Gwadar, in the southwestern province of Balochistan, is the crown jewel of China’s more than $60 billion CPEC investment in Belt and Road Initiative projects in Pakistan. The plan was to turn Gwadar into a trans-shipment hub and megaport to be built alongside special economic zones from which export-focused industries would ship goods worldwide. A web of energy pipelines, roads and rail links would connect Gwadar to China’s western regions.

However, growing insecurity and a rise in attacks by militants in Balochistan has rattled China, which has publicly demanded that Pakistan improve security for Chinese workers. Nine Chinese were killed this year in northwest Pakistan in an attack on a bus carrying them to a construction site. In a separate attack, a convoy of Chinese officials was targeted by a suicide bomber in Gwadar.

Thus, the announcement last month by Pakistan and China to include the Karachi Coastal Comprehensive Development Zone in the CPEC framework unleashed frantic speculation that the corridor project was being moved from the deep-sea port in the volatile Balochistan province.

“CPEC is not moving from Gwadar to Karachi,” Syed Ali Zaidi, the country’s maritime minister, told Arab News in an exclusive interview on Monday. “Rather, the corridor project is moving into Karachi in addition to Gwadar and is expanding its framework, which is great for us.”

“It (CPEC) is going to develop a whole new district in Karachi, which is going to be a state-of-the-art district equipped with technology and all modern infrastructure,” he said.

Elaborating on the financing plan for the project, he said that the $3.5 billion Chinese investment was not a loan or a grant, but the project was a partnership between a Chinese state-owned enterprise and the Karachi Port Trust, which owned the land.

“$3.5 billion will be invested to develop infrastructure where the KPT and (the Chinese) investor both will make money,” Zaidi said. “Instead of a loan or a grant, we have decided to do a win-win project, which means that people who are investing will also make some returns.”

The maritime minister said that the project would add four more berths to the targeted coastal area, providing greater depth to Pakistan’s expanding maritime sector and creating space for cruise ships to dock.

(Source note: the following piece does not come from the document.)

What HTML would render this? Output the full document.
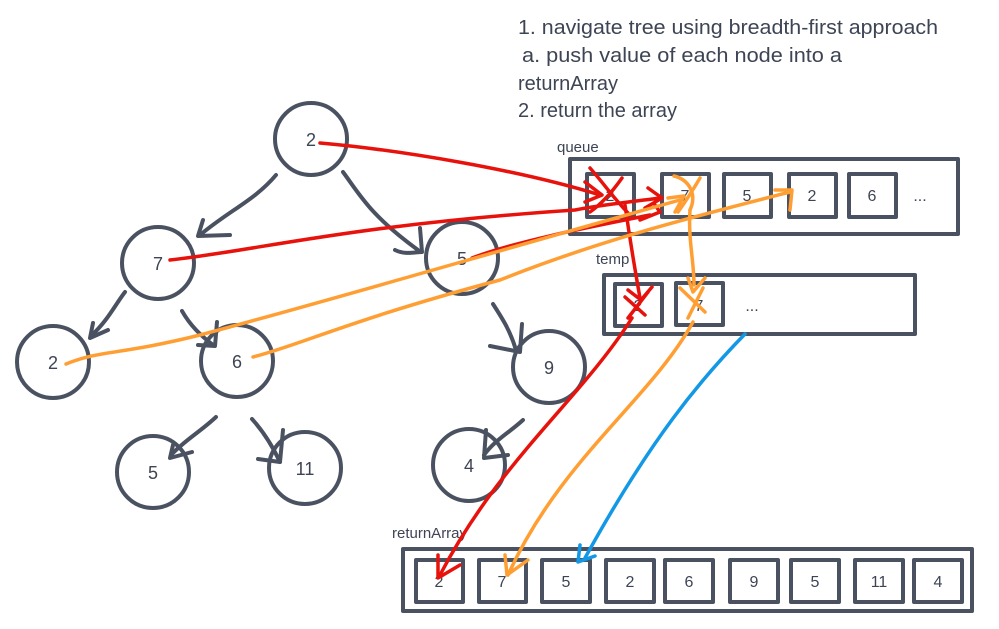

“We will build four berths maybe for cruise ships, and if we build for cruise ships there may be some hotels around it and this all has to be backed by real estate development,” he said. “But the real estate development is not the primary objective; the primary objective (is) to fix our marine environment and, on the top of it, build state-of-the-art modern infrastructure.”

A state-of-the-art fishing port would also be built, Zaidi said, along with a world-class fisheries export processing zone.

“A water treatment plant at the mouth of Lyari River would be built to improve marine ecosystem and reduce pollution in the Arabian Sea,” the minister said.

Zaidi said that the coastal development plan would also benefit the poor slum of Machar Colony in the area, mostly inhabited by the Bengali and Burmese communities: “We have decided to make 20,000 to 25,000 apartments in accordance with Prime Minister Imran Khan’s vision to promote low-cost housing to give respectable living (conditions) to our people.”